-- begin Information supplied --
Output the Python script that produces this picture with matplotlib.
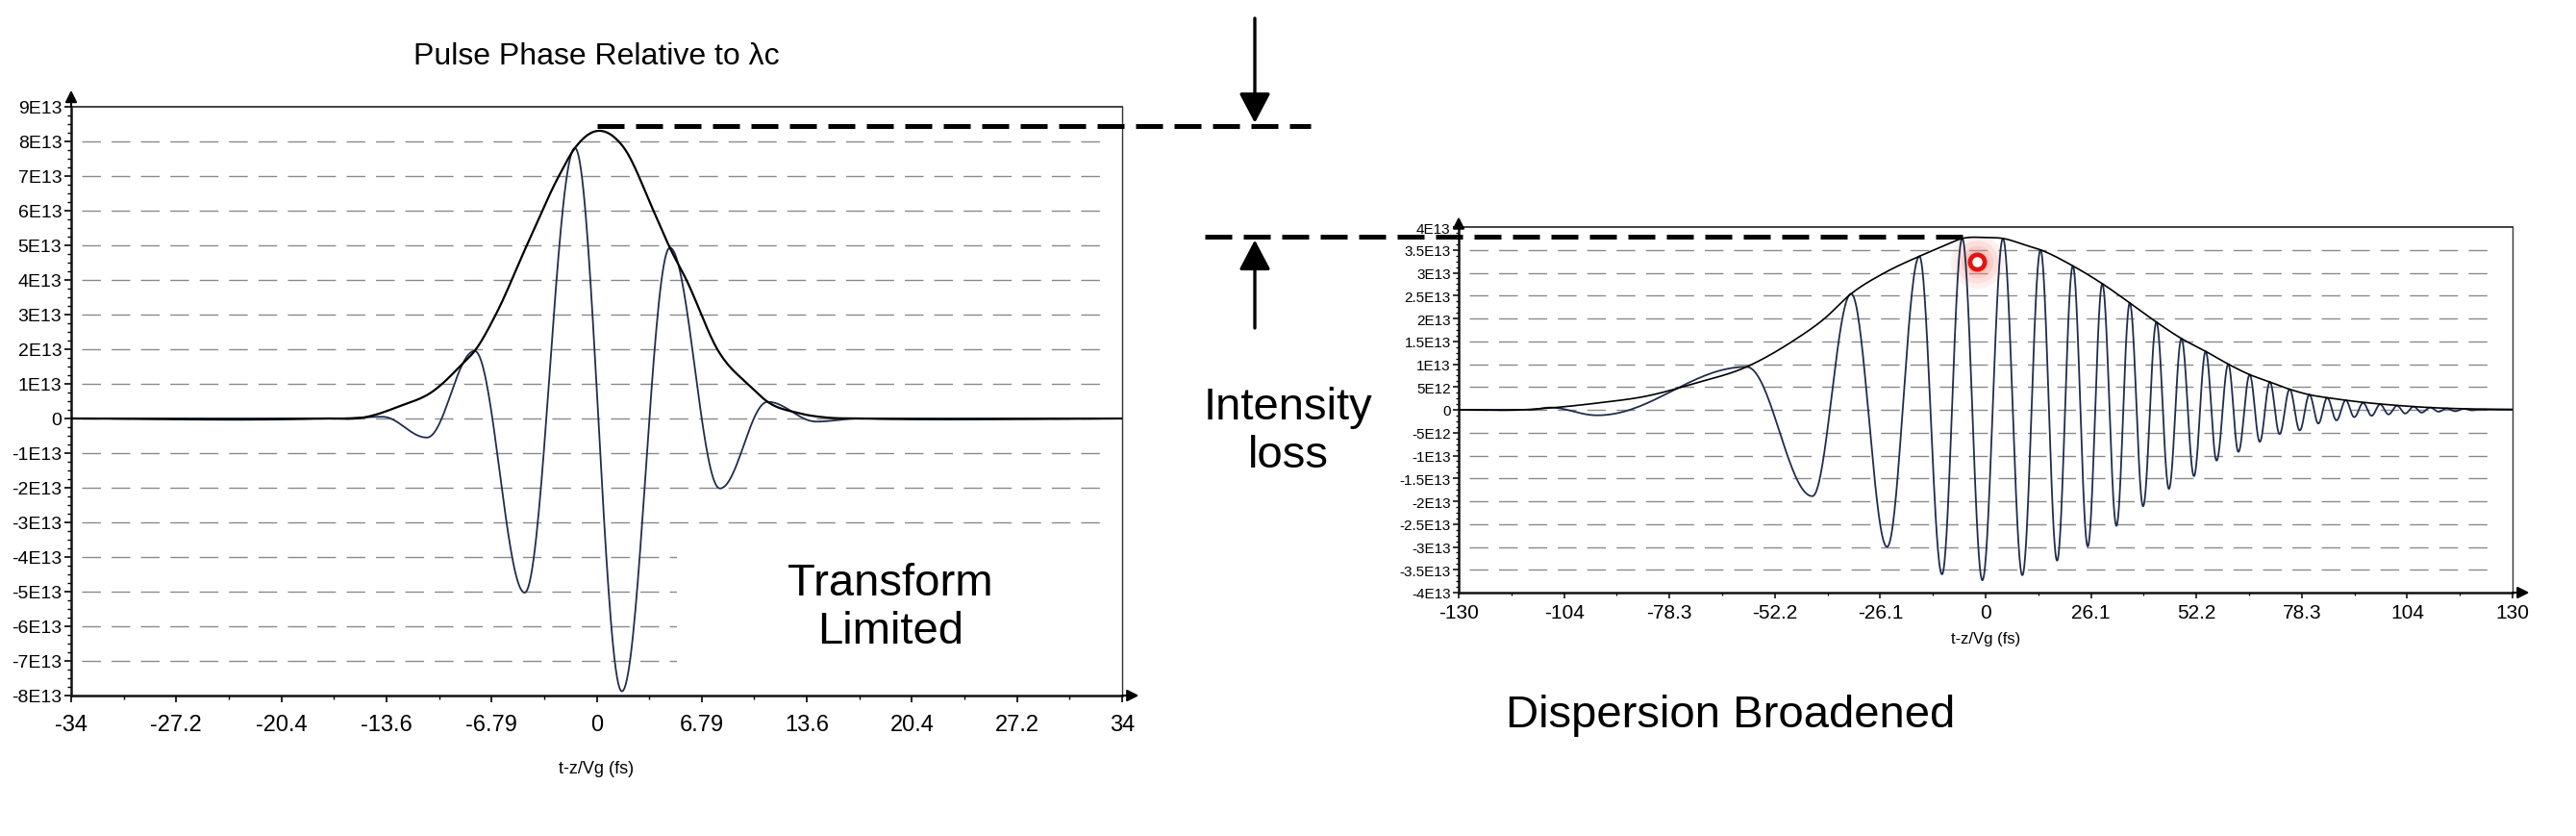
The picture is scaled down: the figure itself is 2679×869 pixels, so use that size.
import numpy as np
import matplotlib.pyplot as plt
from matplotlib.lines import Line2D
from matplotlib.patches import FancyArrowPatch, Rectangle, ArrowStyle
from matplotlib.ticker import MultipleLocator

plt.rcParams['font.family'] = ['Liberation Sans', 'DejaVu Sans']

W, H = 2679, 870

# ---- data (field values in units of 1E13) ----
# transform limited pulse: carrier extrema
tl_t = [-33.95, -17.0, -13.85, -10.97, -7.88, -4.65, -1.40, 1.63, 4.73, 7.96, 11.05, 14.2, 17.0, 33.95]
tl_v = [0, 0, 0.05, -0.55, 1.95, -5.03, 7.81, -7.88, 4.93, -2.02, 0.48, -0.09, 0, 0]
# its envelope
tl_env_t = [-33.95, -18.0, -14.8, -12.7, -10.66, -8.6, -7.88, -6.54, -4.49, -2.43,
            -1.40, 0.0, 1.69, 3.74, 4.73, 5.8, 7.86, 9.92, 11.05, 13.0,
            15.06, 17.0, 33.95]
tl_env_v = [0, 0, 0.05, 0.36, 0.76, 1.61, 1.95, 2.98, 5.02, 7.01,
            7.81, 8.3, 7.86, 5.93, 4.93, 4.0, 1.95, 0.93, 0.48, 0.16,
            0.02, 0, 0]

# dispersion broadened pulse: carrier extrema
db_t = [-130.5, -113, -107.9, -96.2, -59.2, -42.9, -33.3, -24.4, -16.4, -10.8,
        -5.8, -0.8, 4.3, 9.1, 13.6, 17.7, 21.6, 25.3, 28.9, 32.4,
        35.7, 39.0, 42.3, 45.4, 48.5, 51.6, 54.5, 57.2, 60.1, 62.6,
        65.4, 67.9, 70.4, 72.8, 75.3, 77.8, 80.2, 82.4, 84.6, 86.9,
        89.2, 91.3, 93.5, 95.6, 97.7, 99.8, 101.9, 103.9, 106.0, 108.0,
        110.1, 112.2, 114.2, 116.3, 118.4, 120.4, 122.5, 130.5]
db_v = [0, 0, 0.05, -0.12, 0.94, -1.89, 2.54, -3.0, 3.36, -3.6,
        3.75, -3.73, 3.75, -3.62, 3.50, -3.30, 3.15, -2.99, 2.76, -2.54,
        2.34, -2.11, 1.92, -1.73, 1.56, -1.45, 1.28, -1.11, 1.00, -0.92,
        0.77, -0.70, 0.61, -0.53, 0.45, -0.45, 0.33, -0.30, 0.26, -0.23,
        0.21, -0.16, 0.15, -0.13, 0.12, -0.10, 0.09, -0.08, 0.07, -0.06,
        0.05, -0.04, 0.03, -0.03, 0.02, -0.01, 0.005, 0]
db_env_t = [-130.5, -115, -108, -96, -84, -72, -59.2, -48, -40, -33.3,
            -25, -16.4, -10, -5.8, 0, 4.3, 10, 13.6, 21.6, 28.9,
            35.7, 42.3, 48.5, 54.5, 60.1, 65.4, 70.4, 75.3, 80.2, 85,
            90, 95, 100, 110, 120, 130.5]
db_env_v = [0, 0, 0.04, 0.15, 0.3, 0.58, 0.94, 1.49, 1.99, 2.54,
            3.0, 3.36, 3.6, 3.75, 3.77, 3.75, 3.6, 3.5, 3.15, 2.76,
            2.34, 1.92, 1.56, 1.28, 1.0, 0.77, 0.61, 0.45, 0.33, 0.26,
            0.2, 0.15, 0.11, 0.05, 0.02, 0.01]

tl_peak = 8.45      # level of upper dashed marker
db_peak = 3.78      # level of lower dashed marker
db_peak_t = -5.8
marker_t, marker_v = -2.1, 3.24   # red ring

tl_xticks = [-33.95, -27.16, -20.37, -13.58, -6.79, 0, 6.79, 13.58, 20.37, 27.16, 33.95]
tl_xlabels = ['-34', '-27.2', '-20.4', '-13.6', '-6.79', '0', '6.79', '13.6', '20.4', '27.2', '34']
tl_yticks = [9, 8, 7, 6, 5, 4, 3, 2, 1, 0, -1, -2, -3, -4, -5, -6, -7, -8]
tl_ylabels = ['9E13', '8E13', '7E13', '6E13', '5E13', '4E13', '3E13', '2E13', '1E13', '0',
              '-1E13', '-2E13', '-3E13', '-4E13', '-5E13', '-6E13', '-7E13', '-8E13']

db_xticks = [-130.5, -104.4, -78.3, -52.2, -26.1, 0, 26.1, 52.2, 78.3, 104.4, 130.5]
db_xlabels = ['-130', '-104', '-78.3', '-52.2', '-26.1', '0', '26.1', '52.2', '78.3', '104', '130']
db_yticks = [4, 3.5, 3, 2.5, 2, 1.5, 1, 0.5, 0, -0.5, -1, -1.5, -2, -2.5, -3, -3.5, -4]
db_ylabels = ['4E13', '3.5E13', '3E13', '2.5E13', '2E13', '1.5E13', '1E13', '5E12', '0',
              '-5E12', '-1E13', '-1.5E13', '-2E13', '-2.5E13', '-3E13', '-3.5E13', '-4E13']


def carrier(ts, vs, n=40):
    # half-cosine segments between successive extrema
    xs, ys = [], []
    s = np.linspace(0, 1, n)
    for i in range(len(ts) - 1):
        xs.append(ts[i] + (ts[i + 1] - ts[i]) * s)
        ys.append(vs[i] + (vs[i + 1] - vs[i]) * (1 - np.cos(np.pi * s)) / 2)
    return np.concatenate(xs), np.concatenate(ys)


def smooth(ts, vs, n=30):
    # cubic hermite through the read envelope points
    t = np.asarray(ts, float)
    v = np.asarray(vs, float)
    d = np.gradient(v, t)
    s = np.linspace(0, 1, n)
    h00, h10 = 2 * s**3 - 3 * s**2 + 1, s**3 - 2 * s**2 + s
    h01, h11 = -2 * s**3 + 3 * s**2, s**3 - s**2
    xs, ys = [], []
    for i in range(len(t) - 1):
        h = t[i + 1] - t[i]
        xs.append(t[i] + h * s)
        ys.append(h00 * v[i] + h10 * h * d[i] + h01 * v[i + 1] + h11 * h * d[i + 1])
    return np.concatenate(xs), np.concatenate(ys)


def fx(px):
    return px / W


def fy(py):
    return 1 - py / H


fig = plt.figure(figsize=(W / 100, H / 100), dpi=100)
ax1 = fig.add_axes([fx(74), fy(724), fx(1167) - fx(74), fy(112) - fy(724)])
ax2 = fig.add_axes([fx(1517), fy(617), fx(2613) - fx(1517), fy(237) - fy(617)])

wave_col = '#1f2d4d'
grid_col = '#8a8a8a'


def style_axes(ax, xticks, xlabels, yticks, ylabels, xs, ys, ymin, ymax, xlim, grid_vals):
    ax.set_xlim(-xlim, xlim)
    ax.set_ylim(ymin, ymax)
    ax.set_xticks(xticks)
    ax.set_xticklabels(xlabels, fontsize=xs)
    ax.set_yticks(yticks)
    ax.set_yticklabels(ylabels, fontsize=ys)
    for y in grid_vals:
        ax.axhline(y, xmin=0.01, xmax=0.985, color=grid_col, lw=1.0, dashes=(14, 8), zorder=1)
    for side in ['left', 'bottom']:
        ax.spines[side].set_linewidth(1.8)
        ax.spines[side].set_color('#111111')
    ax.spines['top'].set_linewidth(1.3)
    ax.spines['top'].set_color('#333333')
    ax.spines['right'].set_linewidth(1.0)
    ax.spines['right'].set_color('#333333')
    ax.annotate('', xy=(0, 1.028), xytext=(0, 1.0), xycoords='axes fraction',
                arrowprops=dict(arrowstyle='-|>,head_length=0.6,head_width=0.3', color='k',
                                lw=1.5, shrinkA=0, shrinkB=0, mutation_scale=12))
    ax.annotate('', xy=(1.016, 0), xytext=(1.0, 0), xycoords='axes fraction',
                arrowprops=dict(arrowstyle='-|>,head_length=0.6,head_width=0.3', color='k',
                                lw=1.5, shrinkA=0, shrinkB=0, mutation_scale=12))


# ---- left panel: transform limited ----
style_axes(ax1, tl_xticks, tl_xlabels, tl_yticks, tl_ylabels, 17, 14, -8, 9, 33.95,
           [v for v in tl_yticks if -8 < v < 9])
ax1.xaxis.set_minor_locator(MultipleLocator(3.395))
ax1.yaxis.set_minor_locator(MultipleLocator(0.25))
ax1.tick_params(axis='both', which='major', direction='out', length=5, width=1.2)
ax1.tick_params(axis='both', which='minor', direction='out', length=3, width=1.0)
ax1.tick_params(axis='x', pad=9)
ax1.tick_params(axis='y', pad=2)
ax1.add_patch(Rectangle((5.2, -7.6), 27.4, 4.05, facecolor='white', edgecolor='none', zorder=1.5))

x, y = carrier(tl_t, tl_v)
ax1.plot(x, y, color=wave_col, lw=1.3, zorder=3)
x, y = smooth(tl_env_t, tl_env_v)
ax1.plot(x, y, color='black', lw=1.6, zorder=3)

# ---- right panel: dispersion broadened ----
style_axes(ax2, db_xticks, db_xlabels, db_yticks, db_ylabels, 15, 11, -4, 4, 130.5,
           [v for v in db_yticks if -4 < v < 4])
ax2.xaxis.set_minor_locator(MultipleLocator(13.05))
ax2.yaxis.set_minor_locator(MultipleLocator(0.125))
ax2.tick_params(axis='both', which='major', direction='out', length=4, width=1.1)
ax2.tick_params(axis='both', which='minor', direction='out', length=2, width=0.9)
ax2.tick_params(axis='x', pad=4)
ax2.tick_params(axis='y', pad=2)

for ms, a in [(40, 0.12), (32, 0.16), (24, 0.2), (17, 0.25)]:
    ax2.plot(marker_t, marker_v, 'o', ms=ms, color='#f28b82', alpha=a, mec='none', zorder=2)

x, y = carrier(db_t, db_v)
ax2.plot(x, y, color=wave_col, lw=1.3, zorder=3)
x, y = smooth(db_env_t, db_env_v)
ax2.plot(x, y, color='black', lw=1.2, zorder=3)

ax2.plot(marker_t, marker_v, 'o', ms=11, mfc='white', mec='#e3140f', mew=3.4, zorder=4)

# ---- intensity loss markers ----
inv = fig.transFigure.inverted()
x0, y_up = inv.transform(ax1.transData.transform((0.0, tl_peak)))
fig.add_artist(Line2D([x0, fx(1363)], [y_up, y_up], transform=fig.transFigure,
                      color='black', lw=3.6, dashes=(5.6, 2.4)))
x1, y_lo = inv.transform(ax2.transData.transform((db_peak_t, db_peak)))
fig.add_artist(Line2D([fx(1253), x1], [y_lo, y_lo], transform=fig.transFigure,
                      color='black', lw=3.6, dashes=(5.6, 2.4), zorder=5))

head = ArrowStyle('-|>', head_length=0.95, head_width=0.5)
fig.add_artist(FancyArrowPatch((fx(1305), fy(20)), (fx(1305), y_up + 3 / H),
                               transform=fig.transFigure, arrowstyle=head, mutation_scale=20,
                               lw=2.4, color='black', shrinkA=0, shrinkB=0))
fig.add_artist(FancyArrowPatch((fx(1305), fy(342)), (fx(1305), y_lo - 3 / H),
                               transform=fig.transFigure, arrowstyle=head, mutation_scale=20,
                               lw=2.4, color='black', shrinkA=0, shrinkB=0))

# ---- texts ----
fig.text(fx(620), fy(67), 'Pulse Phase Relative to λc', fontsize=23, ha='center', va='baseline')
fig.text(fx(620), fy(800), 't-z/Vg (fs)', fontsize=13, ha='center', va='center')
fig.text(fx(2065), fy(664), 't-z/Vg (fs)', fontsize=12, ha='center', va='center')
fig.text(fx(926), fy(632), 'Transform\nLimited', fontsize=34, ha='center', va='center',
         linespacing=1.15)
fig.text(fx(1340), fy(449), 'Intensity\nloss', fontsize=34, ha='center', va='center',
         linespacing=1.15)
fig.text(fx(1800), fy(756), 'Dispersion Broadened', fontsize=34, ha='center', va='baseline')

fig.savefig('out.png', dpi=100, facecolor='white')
-- end Information supplied --
Description of the task - Can you repeat, word for word, every line above from the one containing "The picture is" down to the one containing "W, H = 2679, 870", including both?

Problem solution -
The picture is scaled down: the figure itself is 2679×869 pixels, so use that size.
import numpy as np
import matplotlib.pyplot as plt
from matplotlib.lines import Line2D
from matplotlib.patches import FancyArrowPatch, Rectangle, ArrowStyle
from matplotlib.ticker import MultipleLocator

plt.rcParams['font.family'] = ['Liberation Sans', 'DejaVu Sans']

W, H = 2679, 870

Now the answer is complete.